We receive enough books at JazzTimes-we get almost as many books as we do vocal CDs-that we really should start our own book club (watch out, Oprah). We don’t have time to start that up, though. We have all those albums by vocalists to listen to, after all. But if you like to read and you like jazz (And why would you be here if you didn’t?), here’s the skinny on a few recent jazz texts that have tickled our fancy.

Scott Saul’s Freedom Is, Freedom Ain’t: Jazz and the Making of the Sixties (Harvard University Press) offers an interesting view on how jazz served as a sort of cultural front to the Freedom Movement of the 1960s-through musicians’ involvement with civil rights, black power and the counterculture. Saul uses the improvisations of artists like John Coltrane and Charles Mingus as an extended metaphor for the progression of the volatile decade. Here’s a particularly interesting excerpt:

“Mingus believed in the integrity of rupture … This attraction to volatility was perhaps best telegraphed in the phrase ‘the Jazz Workshop’ the name of Mingus’ multi-facted rebellion against the pressure of racial stereotype and the forces of musical stasis.”

It’s intelligent stuff. You can talk about it at cocktail parties and social get-togethers of that nature.

Cuban baritone saxophonist and author Leonardo Acosta’s Cubano Be, Cubano Bop: One Hundred Years of Jazz in Cuba (Smithsonian Books) chronicles the history of jazz in Cuba and documents the incredible musical exchanges between jazz players from Cuba and America over the past hundred years.
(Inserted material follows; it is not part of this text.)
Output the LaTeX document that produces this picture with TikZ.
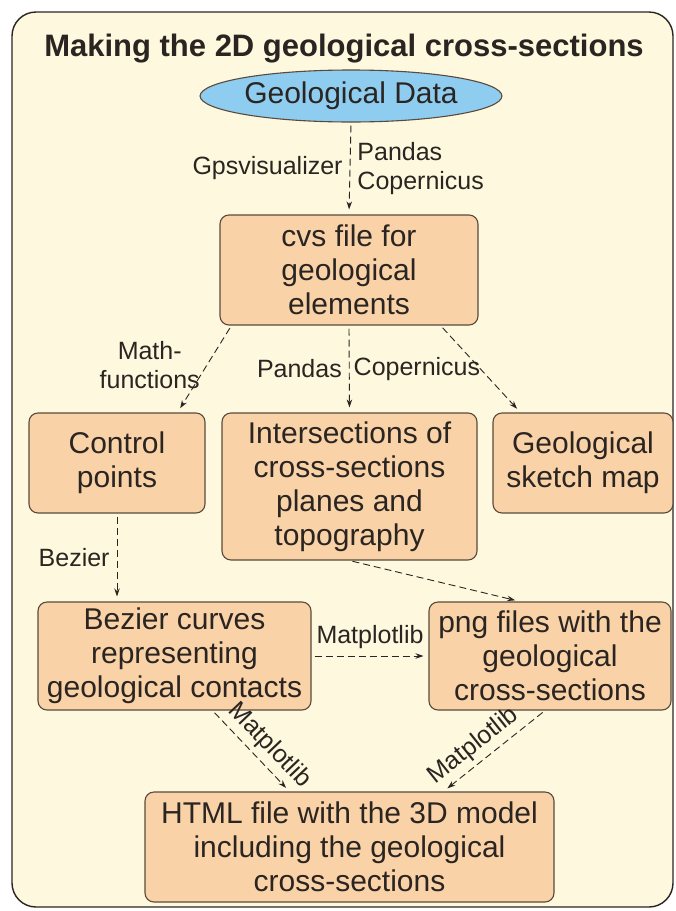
\documentclass[tikz,border=0pt]{standalone}
\usepackage{fontspec}
\setmainfont{Liberation Sans}
\usetikzlibrary{arrows.meta,calc,shapes.geometric}
\definecolor{paper}{HTML}{FDF8DE}
\definecolor{peach}{HTML}{F9D2A8}
\definecolor{sky}{HTML}{8FCDF0}
\definecolor{ink}{HTML}{2B2522}
\definecolor{edge}{HTML}{5A4A3E}
\tikzset{
  box/.style={draw=edge,fill=peach,rounded corners=9pt,line width=1.1pt,align=center,
              inner sep=1pt,text=ink,font=\fontsize{30}{34}\selectfont},
  datum/.style={ellipse,draw=edge,fill=sky,line width=1.1pt,inner sep=0pt,text=ink,
                font=\fontsize{30}{34}\selectfont},
  flow/.style={-{Stealth[length=8pt,width=5.5pt]},dash pattern=on 7pt off 4pt,
               line width=0.9pt,draw=ink,shorten <=3pt,shorten >=5pt},
  tool/.style={font=\fontsize{25}{29}\selectfont,text=ink,inner xsep=7pt,inner ysep=3pt}
}

\begin{document}
\begin{tikzpicture}[x=1pt,y=-1pt]
  \useasboundingbox (0,0) rectangle (676,911);
  % Frame and title.
  \draw[fill=paper,draw=ink,line width=1.4pt,rounded corners=24pt] (12,12) rectangle (673,907);
  \node[font=\bfseries\fontsize{31}{36}\selectfont,text=ink,anchor=base] (title) at (344,56)
    {Making the 2D geological cross-sections};

  \node[datum,minimum width=262pt,minimum height=52pt] (data) at (351,96) {Geological Data};

  \node[box,minimum width=258pt,minimum height=110pt] (cvs) at (349,270)
    {cvs file for\\geological\\elements};
  \node[box,minimum width=176pt,minimum height=100pt] (control) at (117,463)
    {Control\\points};
  \node[box,minimum width=255pt,minimum height=147pt] (inter) at (349.5,486.5)
    {Intersections of\\cross-sections\\planes and\\topography};
  \node[box,minimum width=180pt,minimum height=100pt] (sketch) at (583,463)
    {Geological\\sketch map};
  \node[box,minimum width=273pt,minimum height=108pt] (bezier) at (174.5,656)
    {Bezier curves\\representing\\geological contacts};
  \node[box,minimum width=242pt,minimum height=108pt] (png) at (550,656)
    {png files with the\\geological\\cross-sections};
  \node[box,minimum width=409pt,minimum height=110pt] (html) at (349.5,847)
    {HTML file with the 3D model\\including the geological\\cross-sections};

  % Dashed flows with the tools on them.
  \draw[flow] (data.south) -- node[tool,left]{Gpsvisualizer}
    node[tool,right,align=left]{Pandas\\Copernicus} (cvs.north);
  \draw[flow] ($(cvs.south west)+(12,0)$) -- node[tool,left,align=center,pos=.45]{Math-\\functions}
    ($(control.north east)+(-28,0)$);
  \draw[flow] (cvs.south) -- node[tool,left]{Pandas} node[tool,right,inner xsep=4pt]{Copernicus}
    (inter.north);
  \draw[flow] ($(cvs.south east)+(-38,0)$) -- ($(sketch.north west)+(28,0)$);
  \draw[flow] (control.south) -- node[tool,left]{Bezier} (control.south |- bezier.north);
  \draw[flow] (inter.south) -- ($(png.north)+(-30,0)$);
  \draw[flow] (bezier.east) -- node[tool,above=4pt,inner xsep=2pt]{Matplotlib} (png.west);
  \draw[flow] ($(bezier.south)+(38,0)$) -- node[tool,sloped,above=2pt,pos=.58,inner xsep=2pt]{Matplotlib}
    ($(html.north)+(-60,0)$);
  \draw[flow] ($(png.south)+(-5,0)$) -- node[tool,sloped,above=2pt,pos=.6,inner xsep=2pt]{Matplotlib}
    ($(html.north)+(94,0)$);
\end{tikzpicture}
\end{document}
The book’s foreword was written by saxophonist and clarinetist Paquito D’Rivera who says that “Leonardo Acosta belongs to a select group of musicians who also possess the ability to communicate through the written word. That’s why I’ve always thought he was the most appropriate person to tell the story of what happened in the past hundred years of jazz music on our island.” We’re just happy someone so informed has written an book on this popular music-and its glossary, which defines terms like descarga and guaracha, is a wonderful idea.

Lastly, another jazz-record reference guide by Scott Yanow. Jazz on Record: The First Sixty Years (Backbeat Books) heralds itself on its cover as “the complete history of all of jazz’s significant artists and their recordings through six decades of music” and tackles everything from the pre-recorded era to bebop to free jazz and fusion. And while the last thing we ever thought we’d need is another jazz guide, Yanow offers a strikingly comprehensive account of jazz history on record in the book’s 858 pages.